Amazon has big ambitions in the TV content business. At the MIPTV conference in Cannes, France recently, I sat through what was basically a half-hour sales pitch to the TV industry from Amazon VP Anthony Bay, extolling the virtues of Amazon Instant Video in the US and its LoveFilm service in Europe. While Bay said nothing particularly newsworthy, it was clear that Amazon was there for one reason – to do the deals it needs to expand its video offering.
We’re still at a very early stage of an intense period of transformation for the TV industry. There’s a rich seam of innovation just waiting to bring more choice and interactivity to our TV viewing. Right now, it’s all just potential though – cord-cutting is yet to take off, and the video content available on smart TVs and via games consoles and set-top boxes like those from Boxee and Roku still plays second fiddle to content available via a conventional TV aerial, satellite dish or cable box, for many.
Bringing the Kindle approach to a new market
So, why doesn’t Amazon launch its own set-top box and ‘do a Kindle’ on the TV industry? When the Kindle launched, ebooks were still a niche commodity. Through a mixture of smart marketing and savvy content deals, Amazon has got itself to a position where it dominates the ebook market and the word ‘Kindle’ is synonymous with dedicated e-reader devices.
Could Amazon do the same with TV? A low-cost set-top box that opens up a wealth of well-known, instantly streaming video content could be a real hit with the company’s brand and marketing power behind it. It’s a competitive market for sure, but I’d argue that there’s a significant pool of people without a games console or smart TV to access streaming video content. Although consumers can purchase a set-top box from the likes of Roku or Boxee, or even a Google TV box, the value proposition for all of these names has never quite clicked with a mainstream market.

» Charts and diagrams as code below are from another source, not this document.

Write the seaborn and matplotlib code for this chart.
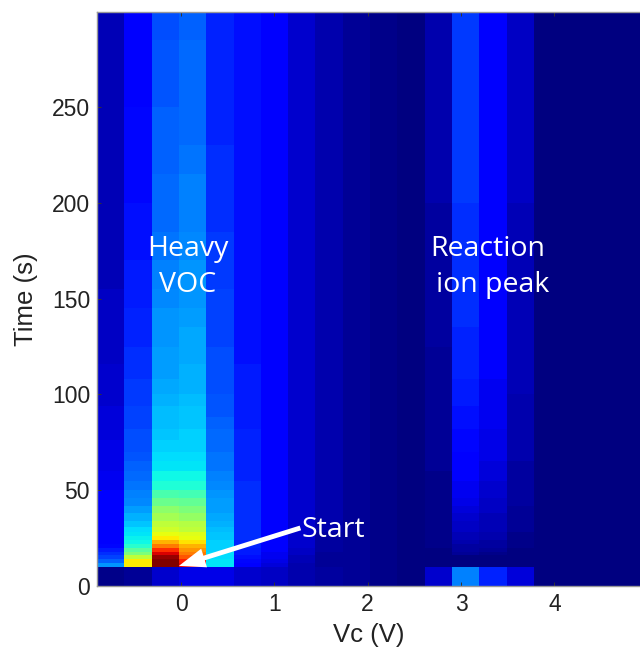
import numpy as np
import pandas as pd
import matplotlib
matplotlib.use("Agg")
import matplotlib.pyplot as plt
import seaborn as sns

# Largura de cada faixa de tempo (s), de baixo para cima
faixas_s = [10, 2, 2, 2, 2, 2, 2, 2, 2, 2, 3, 3, 4, 4, 4, 4, 5, 5, 5, 5,
            6, 6, 6, 6, 6, 8, 8, 9, 10, 10, 10, 15, 15, 15, 15, 15, 20, 15, 20, 15]

# Intensidade, uma lista por coluna de Vc
c00 = [.01, .27, .22, .19, .17, .15, .13, .12, .11, .11, .11, .11, .11, .11, .11, .11, .10, .10, .09, .09,
       .09, .08, .08, .08, .07, .07, .07, .06, .06, .06, .06, .05, .05, .05, .05, .05, .05, .05, .05, .05]
c01 = [.02, .66, .66, .58, .50, .46, .40, .37, .36, .35, .34, .32, .30, .28, .26, .25, .24, .23, .22, .21,
       .20, .20, .19, .19, .18, .18, .17, .17, .16, .16, .15, .15, .14, .14, .13, .13, .13, .12, .12, .11]
c02 = [.07, 1.0, 1.0, .98, .92, .86, .78, .72, .66, .63, .60, .58, .55, .52, .48, .44, .39, .37, .35, .34,
       .33, .32, .31, .31, .30, .29, .28, .28, .27, .27, .26, .25, .24, .23, .23, .22, .22, .21, .21, .20]
c03 = [.09, .90, .88, .82, .78, .75, .72, .67, .63, .62, .58, .57, .53, .50, .47, .43, .39, .37, .35, .34,
       .33, .33, .32, .32, .31, .30, .30, .29, .29, .28, .27, .27, .26, .25, .25, .24, .23, .23, .23, .22]
c04 = [.09, .35, .35, .34, .34, .33, .33, .33, .32, .32, .31, .30, .29, .28, .28, .27, .26, .25, .24, .24,
       .23, .23, .22, .21, .21, .20, .20, .20, .19, .19, .19, .18, .18, .17, .17, .17, .16, .16, .16, .16]
c05 = [.07, .12, .13, .14, .15, .15, .16, .16, .17, .17, .17, .17, .17, .17, .17, .17, .17, .16, .16, .16,
       .16, .16, .15, .15, .15, .15, .15, .14, .14, .14, .14, .14, .14, .14, .14, .14, .14, .14, .14, .14]
c06 = [.06, .08, .09, .10, .10, .11, .11, .11, .12, .12, .12, .12, .12, .12, .12, .12, .12, .12, .12, .12,
       .12, .12, .12, .11, .11, .11, .11, .11, .11, .11, .11, .11, .11, .11, .11, .11, .11, .11, .11, .11]
c07 = [.04, .04, .05, .05, .06, .06, .07, .07, .07, .07, .07, .07, .07, .07, .07, .07, .07, .07, .07, .07,
       .07, .07, .07, .07, .07, .07, .07, .07, .07, .07, .07, .07, .07, .07, .07, .07, .07, .07, .07, .07]
c08 = [.03] + [.02] * 4 + [.03] * 5 + [.04] * 30
c09 = [.02] * 40
c10 = [.01] * 40
c11 = [.00] * 40
c12 = [.07] + [.00] * 5 + [.01] * 12 + [.02] * 10 + [.03] * 6 + [.04] * 6
c13 = [.25, .00, .00, .00, .02, .03, .03, .04, .05, .05, .06, .06, .07, .08, .09, .10, .10, .11, .12, .12,
       .13, .13, .14, .14, .15, .15, .16, .16, .16, .17, .17, .17, .17, .17, .18, .18, .18, .18, .18, .18]
c14 = [.16, .00, .00, .00, .01, .02, .03, .03, .04, .04, .05, .05, .05, .06, .06, .07, .07, .08, .08, .09,
       .09, .09, .10, .10, .10, .10, .11, .11, .11, .11, .11, .11, .11, .11, .12, .12, .12, .12, .12, .12]
c15 = [.08] + [.00] * 5 + [.01] * 4 + [.02] * 4 + [.03] * 5 + [.04] * 6 + [.05] * 9 + [.06] * 6
c16 = [.00] * 40
c17 = [.00] * 40
c18 = [.00] * 40
c19 = [.00] * 40
colunas = [c00, c01, c02, c03, c04, c05, c06, c07, c08, c09,
           c10, c11, c12, c13, c14, c15, c16, c17, c18, c19]

vc_ticks = [0, 1, 2, 3, 4]
tempo_ticks = [0, 50, 100, 150, 200, 250]

# Uma linha por segundo para o heatmap
dados = pd.DataFrame(np.repeat(np.array(colunas).T, faixas_s, axis=0))

fig = plt.figure(figsize=(6.4, 6.49), dpi=100)
ax = fig.add_axes([97 / 640, 63 / 649, 543 / 640, 574 / 649])
sns.heatmap(dados, ax=ax, cmap="jet", vmin=0, vmax=1, cbar=False,
            xticklabels=False, yticklabels=False, rasterized=True)

# Vc para a posicao da coluna
vc_ini = -0.9
vc_passo = 0.2925
ax.set_xlim(0, 19.89)
ax.set_ylim(0, 299.6)
ax.set_xticks([(v - vc_ini) / vc_passo for v in vc_ticks])
ax.set_xticklabels(vc_ticks, fontsize=16.5, family="Liberation Sans", color="#222222")
ax.set_yticks(tempo_ticks)
ax.set_yticklabels(tempo_ticks, fontsize=16.5, family="Liberation Sans", color="#222222", rotation=0)
ax.tick_params(direction="in", length=3, width=0.7, color="#333333", top=True, pad=5)
ax.set_xlabel("Vc (V)", fontsize=18.5, family="Liberation Sans", color="#222222", labelpad=5)
ax.set_ylabel("Time (s)", fontsize=18.5, family="Liberation Sans", color="#222222", labelpad=10)

for lado in ["left", "bottom", "top"]:
    ax.spines[lado].set_visible(True)
    ax.spines[lado].set_color("#999999")
    ax.spines[lado].set_linewidth(1)

# Anotacoes em branco
txt = dict(color="white", fontsize=20.5, family="Open Sans", ha="center", va="center")
ax.text(3.33, 176, "Heavy", **txt)
ax.text(3.33, 157, "VOC", **txt)
ax.text(14.3, 176, "Reaction", **txt)
ax.text(14.5, 157, "ion peak", **txt)
ax.text(7.5, 29, "Start", color="white", fontsize=20.5, family="Open Sans", ha="left", va="center")
ax.annotate("", xy=(3.0, 10.5), xytext=(7.45, 30.3),
            arrowprops=dict(facecolor="white", edgecolor="white", linewidth=0, width=3.5,
                            headwidth=14, headlength=19, shrink=0))

fig.savefig("out.png", dpi=100)
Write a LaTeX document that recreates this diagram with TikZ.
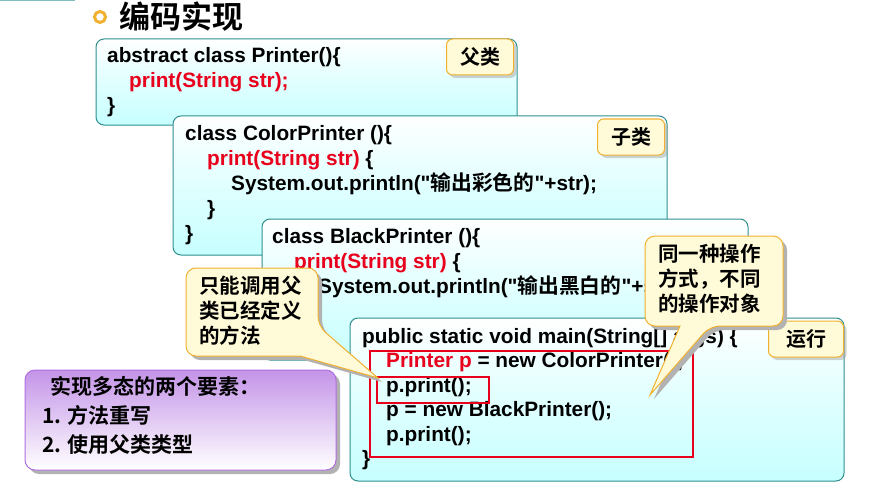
\documentclass[tikz,border=0pt]{standalone}
\usepackage{fontspec}
\setmainfont{Liberation Sans}
\newfontfamily\cjk{Noto Sans CJK SC}[BoldFont={Noto Sans CJK SC Bold}]
\usetikzlibrary{shadows}
\definecolor{boxline}{HTML}{2F8F8F}
\definecolor{lblfill}{HTML}{FFFBD8}
\definecolor{lbline}{HTML}{F0B030}
\definecolor{codered}{HTML}{E8001C}
\definecolor{purp}{HTML}{B070E0}
\newcommand{\dq}{\textquotedbl}
\begin{document}
\begin{tikzpicture}[x=1pt,y=-1pt,
  codebox/.style={draw=boxline,line width=1pt,rounded corners=8pt,top color=white,bottom color=cyan!22,middle color=cyan!12},
  lbl/.style={draw=lbline,line width=1pt,fill=lblfill,rounded corners=6pt,drop shadow={shadow xshift=3pt,shadow yshift=-3pt,fill=black!35},font=\cjk\bfseries\fontsize{20}{22}\selectfont,minimum height=36pt,inner sep=2pt},
  code/.style={anchor=north west,align=left,font=\bfseries\fontsize{20.8}{25}\selectfont,inner sep=0pt},
  redbox/.style={draw=codered,line width=1.6pt},
  calltext/.style={anchor=north west,align=left,font=\cjk\bfseries\fontsize{20.5}{25}\selectfont,inner sep=0pt},
]
\useasboundingbox (0,0) rectangle (869,500);
\fill[white] (0,0) rectangle (869,500);
\draw[boxline!60,line width=1.5pt] (0,0.5) -- (75,0.5);
% title
\draw[lbline,line width=3pt,fill=white] (100,17) circle (5.5);
\node[anchor=west,font=\cjk\bfseries\fontsize{31}{34}\selectfont,inner sep=0pt] (title) at (119,17) {编码实现};
% box1
\draw[codebox] (96,39) rectangle (517,125);
\node[code] (c1) at (107,47) {abstract class Printer()\{\\\hspace*{22pt}\textcolor{codered}{print(String str);}\\\}};
\node[lbl,minimum width=67pt] (l1) at (480,57) {父类};
% box2
\draw[codebox] (173,116) rectangle (667,255);
\node[code] (c2) at (185,125) {class ColorPrinter ()\{\\\hspace*{22pt}\textcolor{codered}{print(String str)} \{\\\hspace*{46pt}System.out.println(\dq{\cjk 输出彩色的}\dq+str);\\\hspace*{22pt}\}\\\}};
\node[lbl,minimum width=67pt] (l2) at (631,137) {子类};
% box3
\draw[codebox] (262,219) rectangle (748,360);
\node[code] (c3) at (272,228) {class BlackPrinter ()\{\\\hspace*{22pt}\textcolor{codered}{print(String str)} \{\\\hspace*{46pt}System.out.println(\dq{\cjk 输出黑白的}\dq+str);};
% box4
\draw[codebox] (350,318) rectangle (844,481);
\node[code,font=\bfseries\fontsize{20.8}{24.5}\selectfont] (c4) at (362,328) {public static void main(String[] args) \{\\\hspace*{24pt}\textcolor{codered}{Printer p} = new ColorPrinter();\\\hspace*{24pt}p.print();\\\hspace*{24pt}p = new BlackPrinter();\\\hspace*{24pt}p.print();\\\}};
\draw[redbox] (370,351) rectangle (693,457);
\draw[redbox] (377,377) rectangle (489,403);
\node[lbl,minimum width=75pt] (l4) at (806,339) {运行};
% purple box
\fill[black!30,rounded corners=10pt] (29,374) rectangle (340,474);
\draw[purp,line width=1pt,rounded corners=10pt,top color=purp!75,bottom color=white] (25,370) rectangle (336,470);
\node[calltext,font=\cjk\bfseries\fontsize{21}{29}\selectfont] (p1) at (50,376) {实现多态的两个要素：};
\node[calltext,font=\cjk\bfseries\fontsize{21}{29}\selectfont] (p2) at (42,405) {1. 方法重写\\2. 使用父类类型};
% callout 1
\fill[black!30,rounded corners=10pt] (190,272) -- (322,272) -- (322,330) [sharp corners]-- (382,382) -- (304,360) [rounded corners=10pt]-- (190,360) -- cycle;
\draw[lbline,line width=1pt,fill=lblfill,rounded corners=10pt] (186,268) -- (318,268) -- (318,326) [sharp corners]-- (378,378) -- (300,356) [rounded corners=10pt]-- (186,356) -- cycle;
\node[calltext] (t1) at (199,276) {只能调用父\\类已经定义\\的方法};
% callout 2
\fill[black!30,rounded corners=10pt] (649,240) -- (787,240) -- (787,330) -- (714,330) [sharp corners]-- (654,399) -- (684,330) [rounded corners=10pt]-- (649,330) -- cycle;
\draw[lbline,line width=1pt,fill=lblfill,rounded corners=10pt] (645,236) -- (783,236) -- (783,326) -- (710,326) [sharp corners]-- (650,395) -- (680,326) [rounded corners=10pt]-- (645,326) -- cycle;
\node[calltext] (t2) at (658,244) {同一种操作\\方式，不同\\的操作对象};
\end{tikzpicture}
\end{document}
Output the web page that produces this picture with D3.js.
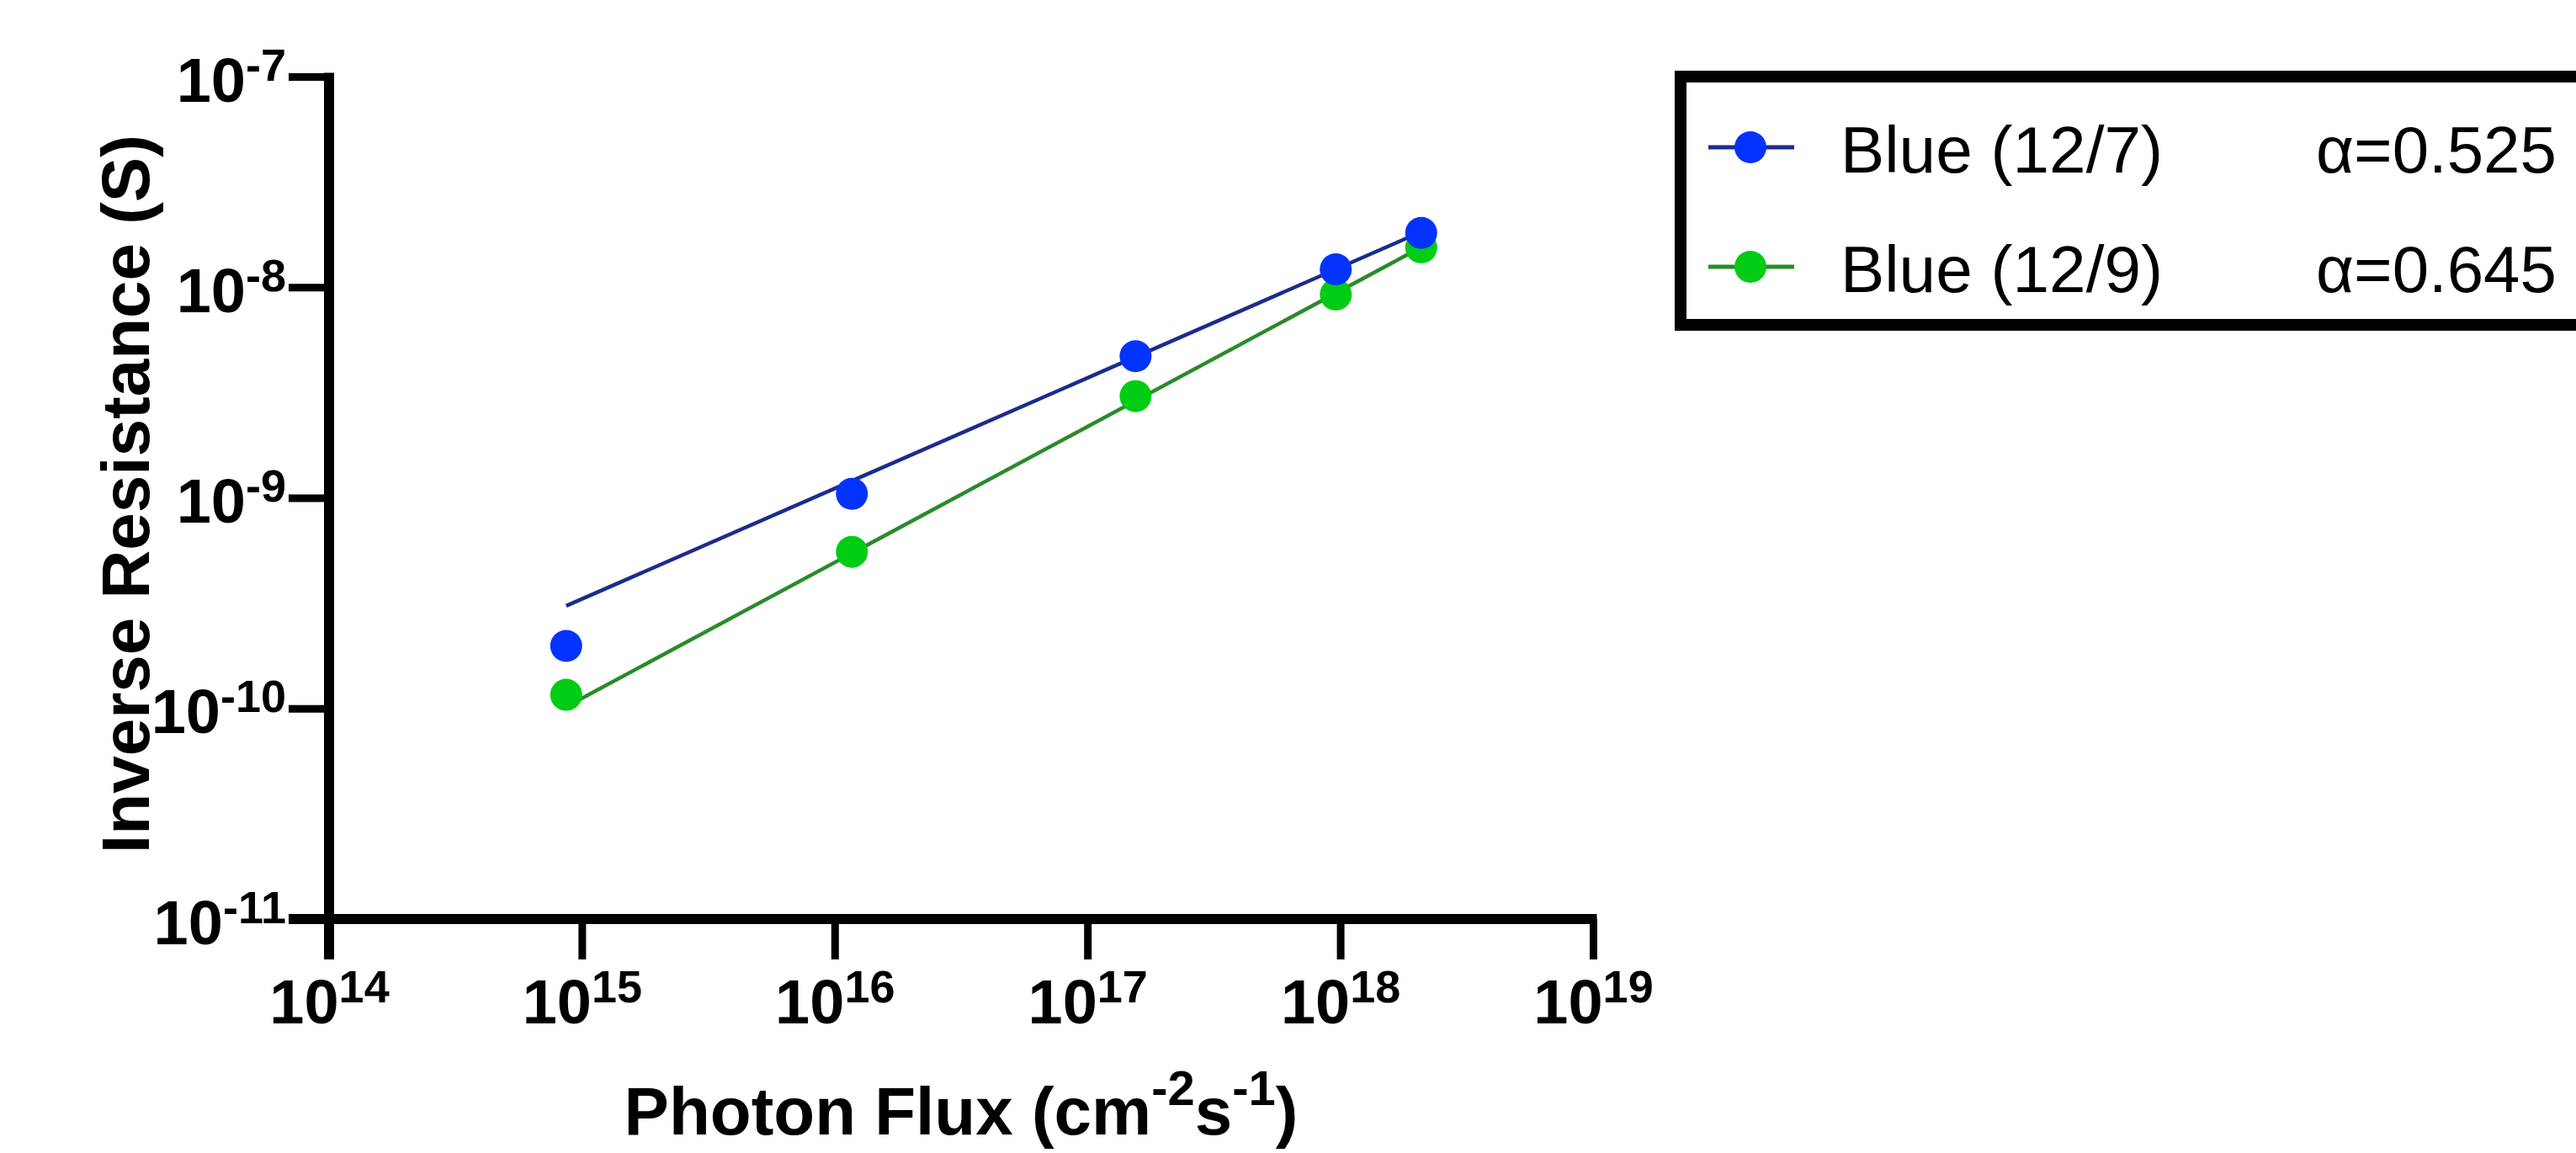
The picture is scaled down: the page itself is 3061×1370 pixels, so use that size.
<!DOCTYPE html>
<html>
<head>
<meta charset="utf-8">
<script src="https://cdn.jsdelivr.net/npm/d3@7"></script>
<style>
  html, body { margin: 0; padding: 0; background: #fff; }
  svg { display: block; font-family: "Liberation Sans", Arial, Helvetica, sans-serif; }
</style>
</head>
<body>
<svg id="chart"></svg>
<script>
// photon flux values (cm^-2 s^-1), shared by both runs
var flux = [8.67e14, 1.17e16, 1.55e17, 9.6e17, 2.09e18];
// inverse resistance (S)
var blue127 = [1.98e-10, 1.045e-9, 4.70e-9, 1.216e-8, 1.81e-8];
var blue129 = [1.16e-10, 5.54e-10, 3.04e-9, 9.23e-9, 1.545e-8];
var seriesNames = ["Blue (12/7)", "Blue (12/9)"];
// power-law fits  G = coef * flux^alpha
var alphas = [0.525, 0.645];
var fitCoef = [4.41e-18, 2.36e-20];
var xTicks = [1e14, 1e15, 1e16, 1e17, 1e18, 1e19];
var yTicks = [1e-11, 1e-10, 1e-9, 1e-8, 1e-7];

var width = 3061, height = 1370;
var pointColors = ["#0433ff", "#00cc14"];
var lineColors = ["#1c2c8c", "#2b8a2b"];
var tickLen = 48, axisW = 12, tickW = 9, r = 19;

var svg = d3.select("#chart").attr("width", width).attr("height", height);

var x = d3.scaleLog().domain([1e14, 1e19]).range([391, 1893]);
var y = d3.scaleLog().domain([1e-11, 1e-7]).range([1092, 91]);

var series = [blue127, blue129].map(function(vals, i) {
  return {
    name: seriesNames[i],
    alpha: alphas[i],
    coef: fitCoef[i],
    points: vals.map(function(v, j) { return [flux[j], v]; })
  };
});

function expo(v) { return Math.round(Math.log10(v)); }

// y axis
var gy = svg.append("g").attr("transform", "translate(" + x(1e14) + ",0)")
  .call(d3.axisLeft(y).tickValues(yTicks).tickSize(tickLen).tickPadding(3).tickFormat(""));
gy.select(".domain").remove();
gy.selectAll(".tick line").attr("stroke", "#000").attr("stroke-width", tickW);
gy.selectAll(".tick text")
  .attr("y", 29).attr("dy", 0)
  .attr("font-weight", "bold").attr("fill", "#000")
  .each(function(d) {
    var t = d3.select(this);
    t.append("tspan").attr("font-size", 74).text("10");
    t.append("tspan").attr("font-size", 54).attr("dy", -25).text(expo(d));
  });

// x axis
var gx = svg.append("g").attr("transform", "translate(0," + y(1e-11) + ")")
  .call(d3.axisBottom(x).tickValues(xTicks).tickSize(tickLen).tickFormat(""));
gx.select(".domain").remove();
gx.selectAll(".tick line").attr("stroke", "#000").attr("stroke-width", tickW);
gx.selectAll(".tick text")
  .attr("y", 124).attr("dy", 0)
  .attr("font-weight", "bold").attr("fill", "#000")
  .each(function(d) {
    var t = d3.select(this);
    t.append("tspan").attr("font-size", 74).text("10");
    t.append("tspan").attr("font-size", 54).attr("dy", -25).text(expo(d));
  });

// axis lines (they cross and run out by one tick length)
svg.append("line")
  .attr("x1", x(1e14)).attr("x2", x(1e14))
  .attr("y1", y(1e-7) - tickW / 2).attr("y2", y(1e-11) + tickLen)
  .attr("stroke", "#000").attr("stroke-width", axisW);
svg.append("line")
  .attr("x1", x(1e14) - tickLen).attr("x2", x(1e19) + tickW / 2)
  .attr("y1", y(1e-11)).attr("y2", y(1e-11))
  .attr("stroke", "#000").attr("stroke-width", axisW);

// axis titles
svg.append("text")
  .attr("transform", "translate(177,587) rotate(-90)")
  .attr("text-anchor", "middle")
  .attr("font-size", 80).attr("font-weight", "bold")
  .text("Inverse Resistance (S)");

var xt = svg.append("text")
  .attr("x", 1142).attr("y", 1348)
  .attr("text-anchor", "middle")
  .attr("font-size", 80).attr("font-weight", "bold");
xt.append("tspan").text("Photon Flux (cm");
xt.append("tspan").attr("font-size", 58).attr("dy", -35).text("-2");
xt.append("tspan").attr("dy", 35).text("s");
xt.append("tspan").attr("font-size", 58).attr("dy", -35).text("-1");
xt.append("tspan").attr("dy", 35).text(")");

// fit lines
series.forEach(function(s, i) {
  var x0 = d3.min(flux), x1 = d3.max(flux);
  svg.append("line")
    .attr("x1", x(x0)).attr("y1", y(s.coef * Math.pow(x0, s.alpha)))
    .attr("x2", x(x1)).attr("y2", y(s.coef * Math.pow(x1, s.alpha)))
    .attr("stroke", lineColors[i]).attr("stroke-width", 4.5);
});

// points, second run first so blue sits on top
[1, 0].forEach(function(i) {
  svg.append("g").selectAll("circle")
    .data(series[i].points)
    .join("circle")
      .attr("cx", function(d) { return x(d[0]); })
      .attr("cy", function(d) { return y(d[1]); })
      .attr("r", r)
      .attr("fill", pointColors[i]);
});

// legend
var legend = svg.append("g");
legend.append("rect")
  .attr("x", 1997).attr("y", 91).attr("width", 1090).attr("height", 295)
  .attr("fill", "none").attr("stroke", "#000").attr("stroke-width", 14);

var rows = legend.selectAll("g.row")
  .data(series)
  .join("g").attr("class", "row")
  .attr("transform", function(d, i) { return "translate(0," + (205 + i * 142) + ")"; });
rows.append("line")
  .attr("x1", 2030).attr("x2", 2132).attr("y1", -30).attr("y2", -30)
  .attr("stroke", function(d, i) { return lineColors[i]; }).attr("stroke-width", 5);
rows.append("circle")
  .attr("cx", 2080).attr("cy", -30).attr("r", r)
  .attr("fill", function(d, i) { return pointColors[i]; });
rows.append("text")
  .attr("x", 2187).attr("font-size", 78)
  .attr("textLength", 383).attr("lengthAdjust", "spacingAndGlyphs")
  .text(function(d) { return d.name; });
rows.append("text")
  .attr("x", 2752).attr("font-size", 78)
  .text(function(d) { return "\u03b1=" + d.alpha.toFixed(3); });
</script>
</body>
</html>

When I floated this idea on Twitter earlier, the idea that Amazon could acquire a company like Roku or Boxee was brought up, purely as personal speculation, by Pearson’s SVP of Future Technologies and Partnerships, Juan Lopez-Valcarcel. The more I think about it, the more that Amazon repurposing an existing manufacturer’s hardware, offering it up cheap as a loss leader and making content subscriptions free to Amazon Prime subscribers makes perfect sense.
Roku feels like a good acquisition target too. Sales of its boxes haven’t been spectacular, but it’s mastered the art of a dirt-cheap, useful streaming box. Its 2 XD model can be picked up for just $69.99.
I’m not the first person to suggest this – a quick search reveals that converged media veteran Jeremy Toeman blogged about exactly this idea back in February, and the highly prescient MG Siegler offered up the possibility of an Amazon set-top box back in 2010.
It feels like the 2012 holiday season is the perfect time for Amazon to make its move, getting in with a simple but valuable offering before Apple inevitably comes along and disrupts the market with whatever it has up its sleeve in the TV space once it takes Apple TV out of ‘hobby’ mode, and before other competitors like Google TV really get their act together.
Even if it ends up waiting another six months or a year beyond this Christmas, the idea of Amazon expanding the reach of its video offering via dedicated hardware makes complete sense – but the company could define the market for a mainstream audience if it acts now.